----- Raw data

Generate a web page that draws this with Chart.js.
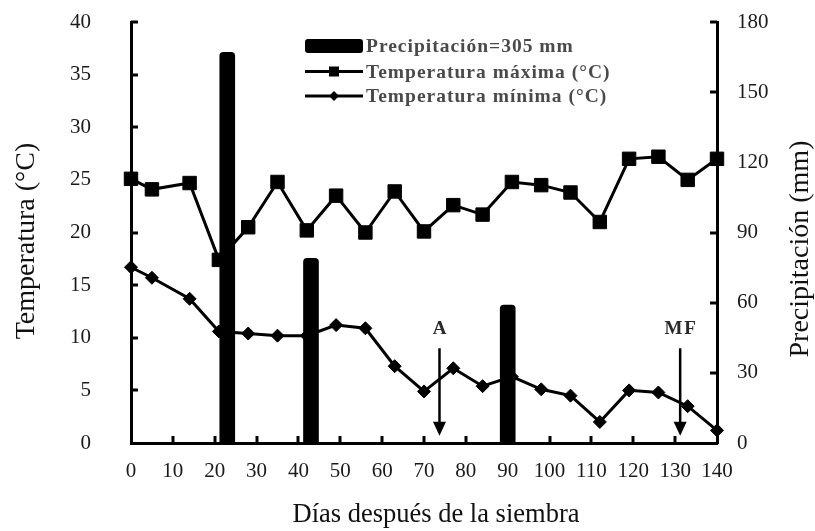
<!DOCTYPE html>
<html>
<head>
<meta charset="utf-8">
<script src="https://cdn.jsdelivr.net/npm/chart.js@4.4.0/dist/chart.umd.min.js"></script>
<style>
  html, body { margin: 0; padding: 0; background: #fff; }
  #chart { display: block; }
</style>
</head>
<body>
<canvas id="chart" width="815" height="531"></canvas>
<script>
// values
const tempDays = [0, 5, 14, 21, 28, 35, 42, 49, 56, 63, 70, 77, 84, 91, 98, 105, 112, 119, 126, 133, 140];
const maxTemp = [25.1, 24.1, 24.7, 17.4, 20.5, 24.8, 20.2, 23.5, 20.0, 23.9, 20.1, 22.6, 21.7, 24.8, 24.5, 23.8, 21.0, 27.0, 27.2, 25.0, 27.0];
const minTemp = [16.7, 15.7, 13.7, 10.6, 10.4, 10.2, 10.2, 11.2, 10.9, 7.3, 4.9, 7.1, 5.4, 6.3, 5.1, 4.5, 2.0, 5.0, 4.8, 3.5, 1.2];
const rainDays = [23, 43, 90];
const rainMm = [167, 79, 59];
const stageLabels = ['A', 'MF'];
const stageDays = [73.7, 131.2];
const legendLabels = ['Precipitación=305 mm', 'Temperatura máxima (°C)', 'Temperatura mínima (°C)'];

const SERIF = "'Liberation Serif', 'Times New Roman', serif";

const toXY = (xs, ys) => xs.map((x, i) => ({ x: x, y: ys[i] }));

// inward ticks, arrows, legend and axis titles
const extras = {
    id: 'extras',
    afterDraw(chart) {
        const { ctx, chartArea: a } = chart;
        const x = chart.scales.x, y = chart.scales.y, yP = chart.scales.yP;
        ctx.save();
        ctx.strokeStyle = '#000';
        ctx.lineWidth = 3;
        ctx.beginPath();
        x.ticks.forEach(t => {
            if (t.value <= 0 || t.value >= 140) return;
            const px = Math.round(x.getPixelForValue(t.value));
            ctx.moveTo(px, a.bottom); ctx.lineTo(px, a.bottom - 7);
        });
        y.ticks.forEach(t => {
            if (t.value <= 0) return;
            const py = Math.round(y.getPixelForValue(t.value));
            ctx.moveTo(a.left, py); ctx.lineTo(a.left + 7, py);
        });
        yP.ticks.forEach(t => {
            if (t.value <= 0) return;
            const py = Math.round(yP.getPixelForValue(t.value));
            ctx.moveTo(a.right, py); ctx.lineTo(a.right - 7, py);
        });
        ctx.stroke();

        // stage arrows
        ctx.fillStyle = '#000';
        ctx.lineWidth = 2.5;
        stageDays.forEach((d, i) => {
            const px = x.getPixelForValue(d);
            const top = y.getPixelForValue(9.0);
            const tip = y.getPixelForValue(0.7);
            ctx.beginPath();
            ctx.moveTo(px, top); ctx.lineTo(px, tip - 12);
            ctx.stroke();
            ctx.beginPath();
            ctx.moveTo(px - 6.5, tip - 14); ctx.lineTo(px + 6.5, tip - 14); ctx.lineTo(px, tip);
            ctx.closePath(); ctx.fill();
            ctx.font = 'bold 19px ' + SERIF;
            ctx.fillStyle = '#2a2a2a';
            ctx.textAlign = 'center';
            ctx.textBaseline = 'middle';
            ctx.letterSpacing = '2px';
            ctx.fillText(stageLabels[i], px + 1, top - 19);
            ctx.letterSpacing = '0px';
            ctx.fillStyle = '#000';
        });

        // legend
        const lx = 305, lw = 58, rows = [46, 71.5, 96];
        ctx.beginPath();
        ctx.roundRect(lx, rows[0] - 7, lw, 14, 3);
        ctx.fill();
        ctx.lineWidth = 3;
        [1, 2].forEach(r => {
            ctx.beginPath();
            ctx.moveTo(lx, rows[r]); ctx.lineTo(lx + lw, rows[r]);
            ctx.stroke();
        });
        const cx = lx + lw / 2;
        ctx.fillRect(cx - 5, rows[1] - 5, 10, 10);
        ctx.beginPath();
        ctx.moveTo(cx, rows[2] - 5); ctx.lineTo(cx + 5, rows[2]);
        ctx.lineTo(cx, rows[2] + 5); ctx.lineTo(cx - 5, rows[2]);
        ctx.closePath(); ctx.fill();
        ctx.font = 'bold 19.5px ' + SERIF;
        ctx.fillStyle = '#4a4a4a';
        ctx.textAlign = 'left';
        ctx.textBaseline = 'middle';
        ctx.letterSpacing = '1px';
        legendLabels.forEach((s, i) => ctx.fillText(s, lx + 61, rows[i] + 1));
        ctx.letterSpacing = '0px';

        // axis titles
        ctx.fillStyle = '#111';
        ctx.font = '26.5px ' + SERIF;
        ctx.textAlign = 'center';
        ctx.fillText('Días después de la siembra', 436, 515);
        ctx.font = '28px ' + SERIF;
        ctx.save();
        ctx.translate(27, 241);
        ctx.rotate(-Math.PI / 2);
        ctx.fillText('Temperatura (°C)', 0, 0);
        ctx.restore();
        ctx.save();
        ctx.translate(801, 249);
        ctx.rotate(-Math.PI / 2);
        ctx.fillText('Precipitación (mm)', 0, 0);
        ctx.restore();
        ctx.restore();
    }
};

const tickFont = { family: SERIF, size: 21 };

new Chart(document.getElementById('chart'), {
    type: 'bar',
    data: {
        datasets: [
            {
                type: 'bar',
                label: legendLabels[0],
                data: toXY(rainDays, rainMm),
                yAxisID: 'yP',
                backgroundColor: '#000',
                barThickness: 15,
                borderRadius: { topLeft: 4, topRight: 4 },
                borderSkipped: 'start',
                order: 1
            },
            {
                type: 'line',
                label: legendLabels[1],
                data: toXY(tempDays, maxTemp),
                yAxisID: 'y',
                borderColor: '#000',
                borderWidth: 3,
                backgroundColor: '#000',
                pointStyle: 'rect',
                pointRadius: 9.5,
                pointBorderWidth: 1,
                tension: 0,
                clip: false,
                order: 2
            },
            {
                type: 'line',
                label: legendLabels[2],
                data: toXY(tempDays, minTemp),
                yAxisID: 'y',
                borderColor: '#000',
                borderWidth: 3,
                backgroundColor: '#000',
                pointStyle: 'rectRot',
                pointRadius: 6.5,
                pointBorderWidth: 1,
                tension: 0,
                clip: false,
                order: 2
            }
        ]
    },
    options: {
        responsive: false,
        animation: false,
        layout: { padding: { top: 22, left: 0, right: 0, bottom: 0 }, autoPadding: false },
        plugins: { legend: { display: false }, tooltip: { enabled: false } },
        scales: {
            x: {
                type: 'linear',
                offset: false,
                min: 0, max: 140,
                ticks: { stepSize: 10, font: tickFont, color: '#1a1a1a', padding: 16, maxRotation: 0 },
                grid: { display: false, drawTicks: false, offset: false },
                border: { color: '#000', width: 3 },
                afterFit: s => { s.height = 88; }
            },
            y: {
                position: 'left',
                min: 0, max: 40,
                ticks: { stepSize: 5, font: tickFont, color: '#1a1a1a', padding: 3 },
                grid: { display: false, drawTicks: true, tickLength: 37 },
                border: { color: '#000', width: 3 },
                afterFit: s => { s.width = 131; }
            },
            yP: {
                position: 'right',
                min: 0, max: 180,
                ticks: { stepSize: 30, font: tickFont, color: '#1a1a1a', padding: 3 },
                grid: { display: false, drawTicks: true, tickLength: 17 },
                border: { color: '#000', width: 3 },
                afterFit: s => { s.width = 98; }
            }
        }
    },
    plugins: [extras]
});
</script>
</body>
</html>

----------

*What is asked*.
Return the listing above unchanged, apart from dropping its pictures.

*Exercise result*.
Generate a web page that draws this with Chart.js.
<!DOCTYPE html>
<html>
<head>
<meta charset="utf-8">
<script src="https://cdn.jsdelivr.net/npm/chart.js@4.4.0/dist/chart.umd.min.js"></script>
<style>
  html, body { margin: 0; padding: 0; background: #fff; }
  #chart { display: block; }
</style>
</head>
<body>
<canvas id="chart" width="815" height="531"></canvas>
<script>
// values
const tempDays = [0, 5, 14, 21, 28, 35, 42, 49, 56, 63, 70, 77, 84, 91, 98, 105, 112, 119, 126, 133, 140];
const maxTemp = [25.1, 24.1, 24.7, 17.4, 20.5, 24.8, 20.2, 23.5, 20.0, 23.9, 20.1, 22.6, 21.7, 24.8, 24.5, 23.8, 21.0, 27.0, 27.2, 25.0, 27.0];
const minTemp = [16.7, 15.7, 13.7, 10.6, 10.4, 10.2, 10.2, 11.2, 10.9, 7.3, 4.9, 7.1, 5.4, 6.3, 5.1, 4.5, 2.0, 5.0, 4.8, 3.5, 1.2];
const rainDays = [23, 43, 90];
const rainMm = [167, 79, 59];
const stageLabels = ['A', 'MF'];
const stageDays = [73.7, 131.2];
const legendLabels = ['Precipitación=305 mm', 'Temperatura máxima (°C)', 'Temperatura mínima (°C)'];

const SERIF = "'Liberation Serif', 'Times New Roman', serif";

const toXY = (xs, ys) => xs.map((x, i) => ({ x: x, y: ys[i] }));

// inward ticks, arrows, legend and axis titles
const extras = {
    id: 'extras',
    afterDraw(chart) {
        const { ctx, chartArea: a } = chart;
        const x = chart.scales.x, y = chart.scales.y, yP = chart.scales.yP;
        ctx.save();
        ctx.strokeStyle = '#000';
        ctx.lineWidth = 3;
        ctx.beginPath();
        x.ticks.forEach(t => {
            if (t.value <= 0 || t.value >= 140) return;
            const px = Math.round(x.getPixelForValue(t.value));
            ctx.moveTo(px, a.bottom); ctx.lineTo(px, a.bottom - 7);
        });
        y.ticks.forEach(t => {
            if (t.value <= 0) return;
            const py = Math.round(y.getPixelForValue(t.value));
            ctx.moveTo(a.left, py); ctx.lineTo(a.left + 7, py);
        });
        yP.ticks.forEach(t => {
            if (t.value <= 0) return;
            const py = Math.round(yP.getPixelForValue(t.value));
            ctx.moveTo(a.right, py); ctx.lineTo(a.right - 7, py);
        });
        ctx.stroke();

        // stage arrows
        ctx.fillStyle = '#000';
        ctx.lineWidth = 2.5;
        stageDays.forEach((d, i) => {
            const px = x.getPixelForValue(d);
            const top = y.getPixelForValue(9.0);
            const tip = y.getPixelForValue(0.7);
            ctx.beginPath();
            ctx.moveTo(px, top); ctx.lineTo(px, tip - 12);
            ctx.stroke();
            ctx.beginPath();
            ctx.moveTo(px - 6.5, tip - 14); ctx.lineTo(px + 6.5, tip - 14); ctx.lineTo(px, tip);
            ctx.closePath(); ctx.fill();
            ctx.font = 'bold 19px ' + SERIF;
            ctx.fillStyle = '#2a2a2a';
            ctx.textAlign = 'center';
            ctx.textBaseline = 'middle';
            ctx.letterSpacing = '2px';
            ctx.fillText(stageLabels[i], px + 1, top - 19);
            ctx.letterSpacing = '0px';
            ctx.fillStyle = '#000';
        });

        // legend
        const lx = 305, lw = 58, rows = [46, 71.5, 96];
        ctx.beginPath();
        ctx.roundRect(lx, rows[0] - 7, lw, 14, 3);
        ctx.fill();
        ctx.lineWidth = 3;
        [1, 2].forEach(r => {
            ctx.beginPath();
            ctx.moveTo(lx, rows[r]); ctx.lineTo(lx + lw, rows[r]);
            ctx.stroke();
        });
        const cx = lx + lw / 2;
        ctx.fillRect(cx - 5, rows[1] - 5, 10, 10);
        ctx.beginPath();
        ctx.moveTo(cx, rows[2] - 5); ctx.lineTo(cx + 5, rows[2]);
        ctx.lineTo(cx, rows[2] + 5); ctx.lineTo(cx - 5, rows[2]);
        ctx.closePath(); ctx.fill();
        ctx.font = 'bold 19.5px ' + SERIF;
        ctx.fillStyle = '#4a4a4a';
        ctx.textAlign = 'left';
        ctx.textBaseline = 'middle';
        ctx.letterSpacing = '1px';
        legendLabels.forEach((s, i) => ctx.fillText(s, lx + 61, rows[i] + 1));
        ctx.letterSpacing = '0px';

        // axis titles
        ctx.fillStyle = '#111';
        ctx.font = '26.5px ' + SERIF;
        ctx.textAlign = 'center';
        ctx.fillText('Días después de la siembra', 436, 515);
        ctx.font = '28px ' + SERIF;
        ctx.save();
        ctx.translate(27, 241);
        ctx.rotate(-Math.PI / 2);
        ctx.fillText('Temperatura (°C)', 0, 0);
        ctx.restore();
        ctx.save();
        ctx.translate(801, 249);
        ctx.rotate(-Math.PI / 2);
        ctx.fillText('Precipitación (mm)', 0, 0);
        ctx.restore();
        ctx.restore();
    }
};

const tickFont = { family: SERIF, size: 21 };

new Chart(document.getElementById('chart'), {
    type: 'bar',
    data: {
        datasets: [
            {
                type: 'bar',
                label: legendLabels[0],
                data: toXY(rainDays, rainMm),
                yAxisID: 'yP',
                backgroundColor: '#000',
                barThickness: 15,
                borderRadius: { topLeft: 4, topRight: 4 },
                borderSkipped: 'start',
                order: 1
            },
            {
                type: 'line',
                label: legendLabels[1],
                data: toXY(tempDays, maxTemp),
                yAxisID: 'y',
                borderColor: '#000',
                borderWidth: 3,
                backgroundColor: '#000',
                pointStyle: 'rect',
                pointRadius: 9.5,
                pointBorderWidth: 1,
                tension: 0,
                clip: false,
                order: 2
            },
            {
                type: 'line',
                label: legendLabels[2],
                data: toXY(tempDays, minTemp),
                yAxisID: 'y',
                borderColor: '#000',
                borderWidth: 3,
                backgroundColor: '#000',
                pointStyle: 'rectRot',
                pointRadius: 6.5,
                pointBorderWidth: 1,
                tension: 0,
                clip: false,
                order: 2
            }
        ]
    },
    options: {
        responsive: false,
        animation: false,
        layout: { padding: { top: 22, left: 0, right: 0, bottom: 0 }, autoPadding: false },
        plugins: { legend: { display: false }, tooltip: { enabled: false } },
        scales: {
            x: {
                type: 'linear',
                offset: false,
                min: 0, max: 140,
                ticks: { stepSize: 10, font: tickFont, color: '#1a1a1a', padding: 16, maxRotation: 0 },
                grid: { display: false, drawTicks: false, offset: false },
                border: { color: '#000', width: 3 },
                afterFit: s => { s.height = 88; }
            },
            y: {
                position: 'left',
                min: 0, max: 40,
                ticks: { stepSize: 5, font: tickFont, color: '#1a1a1a', padding: 3 },
                grid: { display: false, drawTicks: true, tickLength: 37 },
                border: { color: '#000', width: 3 },
                afterFit: s => { s.width = 131; }
            },
            yP: {
                position: 'right',
                min: 0, max: 180,
                ticks: { stepSize: 30, font: tickFont, color: '#1a1a1a', padding: 3 },
                grid: { display: false, drawTicks: true, tickLength: 17 },
                border: { color: '#000', width: 3 },
                afterFit: s => { s.width = 98; }
            }
        }
    },
    plugins: [extras]
});
</script>
</body>
</html>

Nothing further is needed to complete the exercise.